Pupusas are cornmeal flatbread stuffed with meat or cheese and topped with a cabbage salad called curtido. The slaw is slightly fermented, made with grated cabbage, carrots, scallions, vinegar and pepper. This particular curtido had a dollop of green salsa as a garnish on top.

My pork and cheese pupusa was very good, but the simple cheese pupusa had me longing for more as soon as I finished it. They were authentic and simply delicious. You do have to ask for them, as they were not in the warmer. To complement my pupusas, I drank a can of young coconut juice with pulp. The combination worked.

Now a stop at Pollo Rico has become a habit. When I am downtown, I hunger for pupusas and go to Pollo Rico for a fix. On my most recent visit, in mid-September, the amount of oil in the food seemed considerably decreased, which I was glad to see. And the increasing number of people of various walks of life and from around the globe was encouraging. The international atmosphere in the small restaurant was congenial and exuberant. There is good energy as well as good food for all.

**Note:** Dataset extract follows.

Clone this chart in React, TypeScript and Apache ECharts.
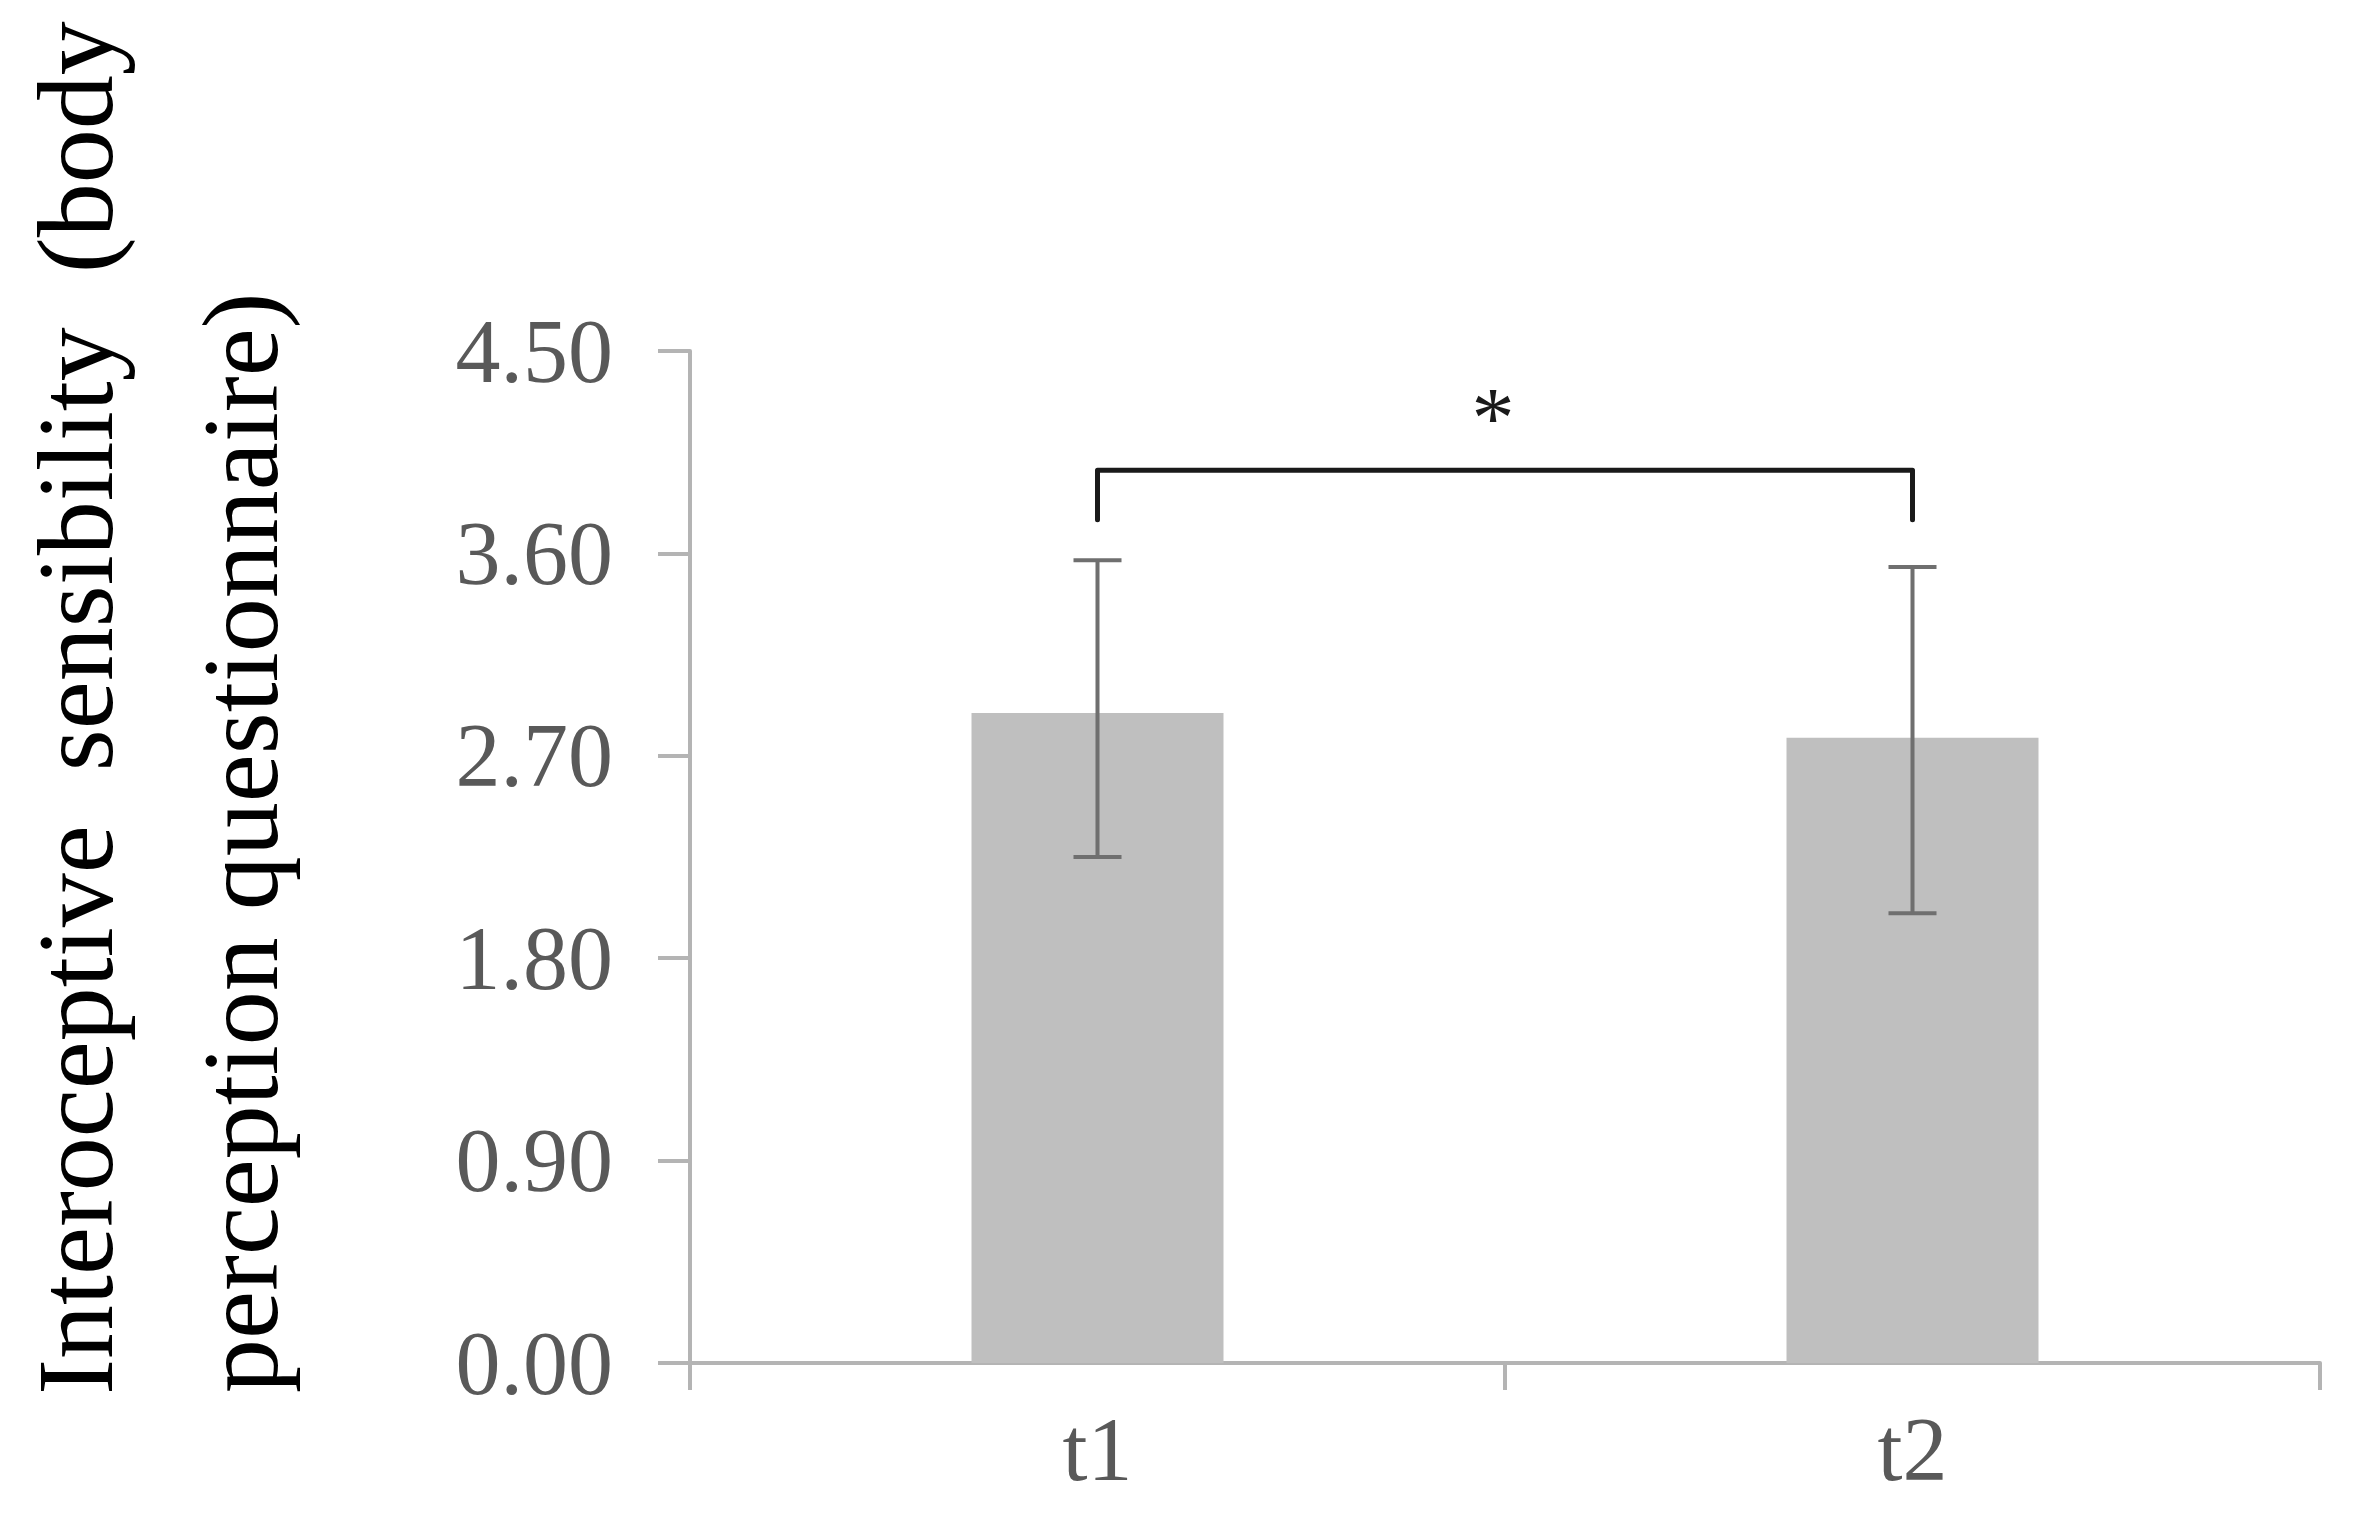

Pollo Rico serves authentic Salvadoran and central American foods for a reasonable price in a bright happy space. The location is perfect. The owner is friendly and outgoing. The women in the kitchen know how to cook. The cheerful, upbeat restaurant beckons travelers heading west on U.S. 40 for a quick side trip south, to El Salvador.

Restaurant review: Pollo Rico

5 stars (out of 5)

Food: 4 stars
Service: 5 stars
Ambiance: 5 stars
Value: 5 stars

Address: 116 W. Franklin St., Hagerstown.

Hours: 8 a.m. to 8 p.m. Monday through Saturday; closed Sunday.

Phone: 301-791-2333

Style: Latin American, especially Salvadoran.

Omni Vore is a pseudonym for a Herald-Mail freelance writer who reviews restaurants anonymously to avoid special treatment.